Recovering the bodies on Everest: Difficult and dangerous

Eric Arnold's body was transferred to Kathmandu

Eric Arnold’s body was transferred to Kathmandu

More than 400 summit successes, five deaths. This is so far the balance of this spring’s climbing season on Mount Everest, which is slowly but surely coming to an end. The two Indian climbers who had been missing for nearly a week with a probability bordering on certainty are dead. A Sherpa rescue team discovered the body of Paresh Chandra Nath above South Col. Rising wind prevented the search for the second missing, Gautam Ghosh. The chance of finding him still alive is virtually nil.

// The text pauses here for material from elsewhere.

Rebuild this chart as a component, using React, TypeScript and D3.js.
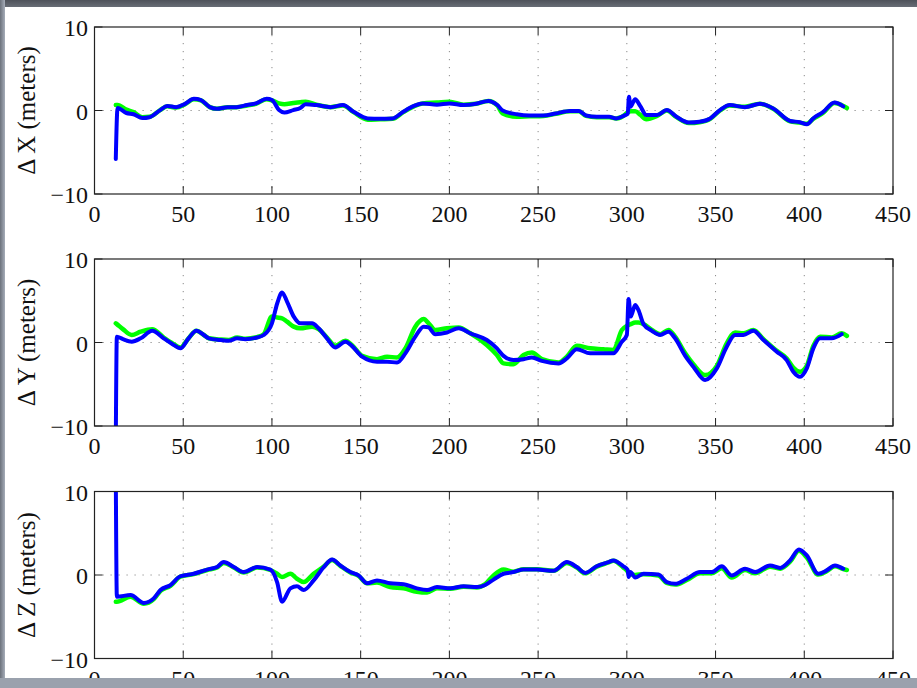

The dead bodies of Dutchman Eric Arnold and Australian Maria Strydom have been meanwhile transferred by helicopter to Kathmandu. The corpse of Indian Subhash Pal, who had also passed away during summit attempt, should be brought today to Camp 2, to be flown out from there subsequently.

“Very slowly”

Recovering the body at an altitude of about 8,000 meters is complex and not without risk for the rescue team, said expedition leader Arnold Coster, who belonged to the team that brought Eric Arnold’s body down from South Col. According to Coster, six climbers were needed, two in front, two in the middle, two at the back: “We were moving very slowly. It took us almost 24 hours to bring down his body to a height of about 6,200 meters.” 36-year-old Eric Arnold had become increasingly weaker on his way back from summit and finally had died in Camp 4 at South Col.

20 hours without oxygen

Robert Gropel in Kathmandu

Robert Gropel in Kathmandu

Coster informed that 34-year-old Maria Strydom had abandoned her summit attempt near Everest South Summit at 8,750 meters, about a hundred meters below the main summit, because she had felt bad. Her husband Robert Gropel and some Sherpas had managed to bring Maria down to South Col. The next morning, on descent, the Australian had collapsed and died in Robert’s arms. “It was a superhuman effort, she was without oxygen for 20 hours”, said Gropel in Kathmandu in an interview with television channel ABC. The reporter digs deeper: Why was she without oxygen for that long? “Because of the length of time it took her, and took us to get her down, and it ran out.”